Unabhängigkeitsreferendum der Kurden im NordirakGefährliche Rivalitäten
Im geplanten Referendum der irakischen Kurden wird der ungelöste Konflikt zwischen Bagdad und der kurdischen Regionalregierung in Erbil erkennbar. Das Referendum wurzelt im „Recht auf Selbstbestimmung“ und in einem kurdischen Nationalismus, der sich im Kampf gegen den Islamischen Staat (IS) noch verstärkt hat. Zwar ist das Referendum rechtlich unverbindlich, aber die kurdische Regionalregierung wird versuchen, die Ergebnisse in Verhandlungen mit der irakischen Zentralregierung als Druckmittel zu benutzen.
Das Referendum soll dazu dienen, aus den territorialen Gewinnen der Kurden Nutzen zu ziehen, um den Einfluss der Regionalregierung in den territorial umstrittenen Regionen zu stärken, insbesondere in der Provinz Kirkuk und der Ninive-Ebene. Hierzu müssten allerdings die dort ansässigen Kurden und Nicht-Kurden davon überzeugt werden, dass sie von der kurdischen Regionalregierung mehr zu erwarten haben als von der Zentralregierung in Bagdad.
Doch die kurdische Selbstbestimmung – und mit ihr die Volksabstimmung – ist nicht nur eine Auseinandersetzung zwischen Erbil und Bagdad, sondern auch eine Streitfrage zwischen einzelnen kurdischen Fraktionen. Zum einen wollen die Kurden mehr Autonomie vom irakischen Staat. Zum anderen ringen einzelne kurdische Gruppierungen um Macht, Geld und Ressourcen.

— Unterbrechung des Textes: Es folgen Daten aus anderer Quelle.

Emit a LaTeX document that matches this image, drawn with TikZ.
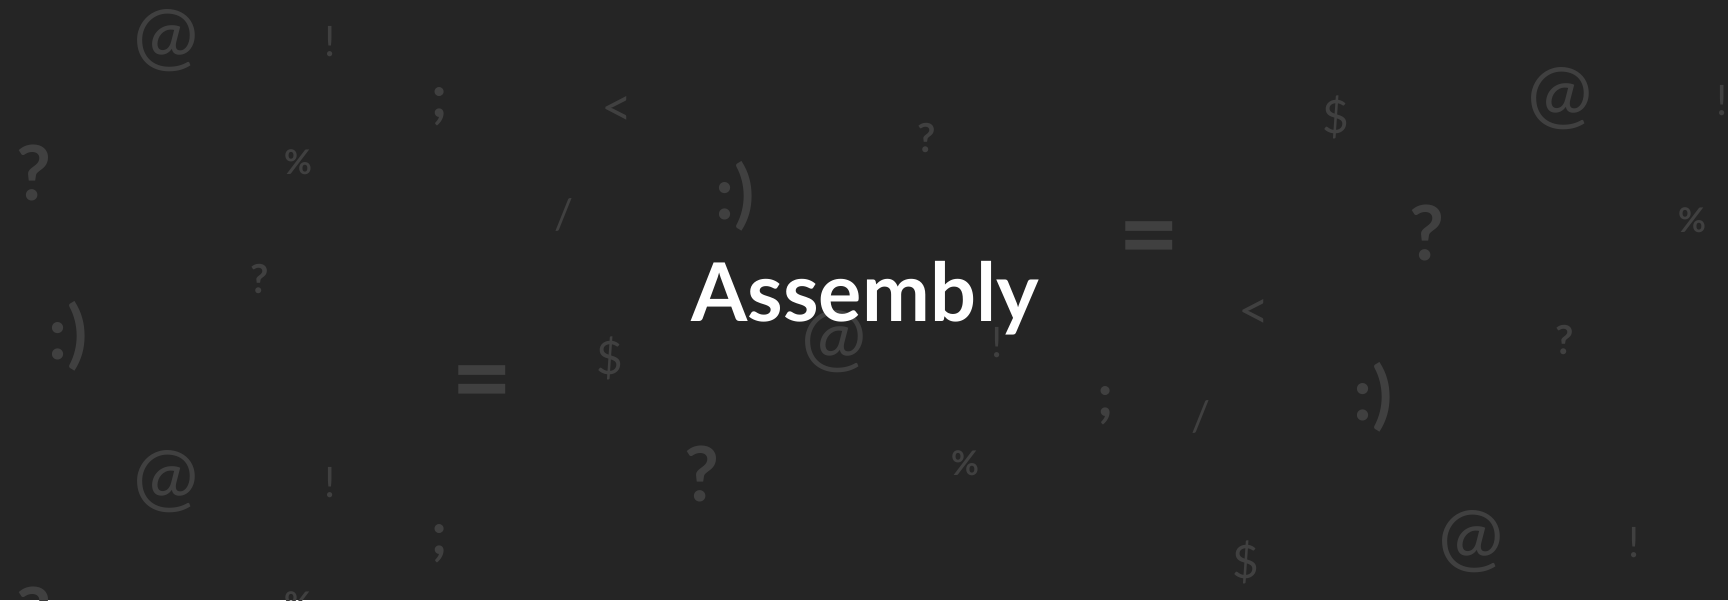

Der innerkurdische Wettstreit hat sich seit Ausbruch des Kampfes gegen den IS zugespitzt. Zudem stehen die Arbeiterpartei Kurdistans (PKK) und ihre Verbündeten sowie andere irakisch-kurdische Gruppierungen in Opposition zur Demokratischen Partei Kurdistans (KDP) unter Leitung von Masoud Barzani.

Die entscheidende Frage nach dem Referendum wird nicht sein, ob ein „Ja“ die irakischen Grenzen oder den Status quo verändern wird, sondern welche Auswirkungen der Wettbewerb der kurdischen Parteien um politischen Einfluss auf die Gemeinschaft der Kurden und auf andere Gruppierungen haben wird.
Die meisten gut informierten Beobachter und viele kurdische Offizielle wissen, dass das Referendum nicht zur Unabhängigkeit führen wird. Trotz einer intensiven Lobby-Kampagne in Washington und in Europa ist es der Regionalregierung in Erbil nicht gelungen, die offizielle Unterstützung wichtiger regionaler und internationaler Akteure für das Referendum oder für die kurdische Abspaltung zu gewinnen.
Regierungen und Institutionen mögen das Recht der Kurden auf Selbstbestimmung bestätigen, das allen Völkern der Welt zusteht, und sie mögen den wichtigen Beitrag der kurdischen Peschmerga im Kampf gegen den IS anerkennen. Aber gleichzeitig verweisen sie auf die territoriale Integrität des Irak und dessen staatliche Souveränität.
Sogar der US-Kongress – wo die irakischen Kurden wichtige Fürsprecher haben – macht die künftige militärische Unterstützung der kurdischen Peschmerga davon abhängig, dass die kurdische Regionalregierung Teil des irakischen Staates bleibt.